There are six more polymers on the board carrying both converters, two 330/16 provide additional input filtering and two 560/6.3 per rail that provide output filtering with an extra Rubycon ZLH 1500/10 per rail. Our beloved Anpec APW7159C acts as the controller of the two pairs of transistors. Unfortunatelly I am unable to identify the transistors themselves, as they’re covered with a layer of lacquer. The APW7159 has proven it can deliver a very precise output, as we’ve recently observed with the Corsair RM550x, so I’m looking forward to the results here. As has been previously noted, the main driver chip is located on the secondary side, on a daughterboard near the input capacitors. It uses a Silicon Labs SI8233BD which is a dual-isolated driver that controls the switching transistors, with the chip being situated on the daughterboard’s solder side. Another Rubycon ZLH 100/16 is used in this circuitry as well.
FSP Group once again used the PS232 secondary monitor. I recently noticed that Gabriel over at Hardware Secrets has been able to get this datasheet. It is a 6-channel Silicon Touch Technology PS232S monitor chip, and it’s capable of monitoring all of the four +12V rails. As is usually the case with monitoring chips, it also provides the Power Good signal and accepts the PWR On signal from the motherboard. Also located on this board is the D45H11 (-10 A at -80 V and 25 °C) PNP transistor. It basically acts as a linear regulator so that the PSU fan (as well fans conected to the four external fan headers) are all regulated to run at the same speed. While it is a nice feature, there are literaly dozens of similar regulators on the market priced at anywhere from $10 and up.

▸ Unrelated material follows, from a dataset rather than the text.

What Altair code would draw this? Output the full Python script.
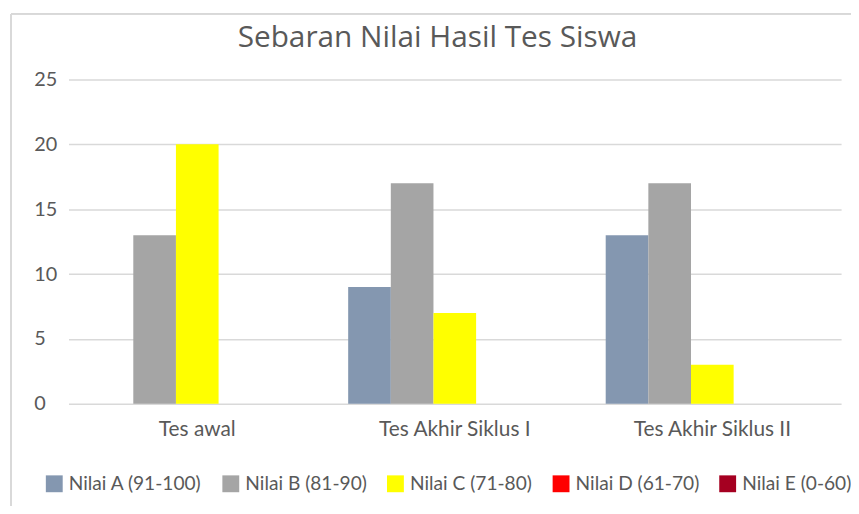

As for the modular board, all the +12V rails and ground connections for the EPS and PCIe connectors are both screwed on and soldered on the modular board, while they’re only soldered to the mainboard. The five modular peripheral connectors share the common rail with the other connectors, but separate 16AWG wires are used for the connection between this circuit on the modular board and the mainboard. The +3.3 and +5 V rails are connected by both 16AWG and 18AWG wires. There are four extra CapXon 270/16 and three 100/16 polymers for the EPS/PCIe filtering, plus three more for the peripheral connectors, all for the +12 V rails. Then there are two for +3.3/+5 V rails, one (Enesol Enecap) for the stand-by rail, and one CapXon for the fans.
Build quality
As usual, I’ll focus on the overall build quality and other things like electrical safety here, as the quality of the components that were used was already discussed before. The seperation between the primary and secondary sides is adequate, and we also have some extra holes that were drilled under all the transformers and between the capacitors. The varistor is not insulated which isn’t really acceptable for a unit of this price, but otherwise the overall insulation is good. Quite a lot of silicone is used. Wire leads are mostly cut precisely enough or at the very least bent properly. The unit uses a double-sided epoxied fiberglass PCB.
Conductive paths are reinforced by a layer of solder. The soldering itself is not that bad even though there are some manually-re-soldered spots. It’s evident that FSP tried to clean the mainboard, but it seems as though the unintended result was the soldering flux (or maybe some other chemical) only getting smeared all over the entire board. On the bright side, there weren’t really that many solder balls (or other solder residue), and taking into account how complex the manufacturing of this unit is, finding about 6 tiny and 2 medium ones is pretty good. My overall impression is OK, and I think I’ll only deduct 8 points for this unit. We have seen far worse units in terms of quality control in the last year or so…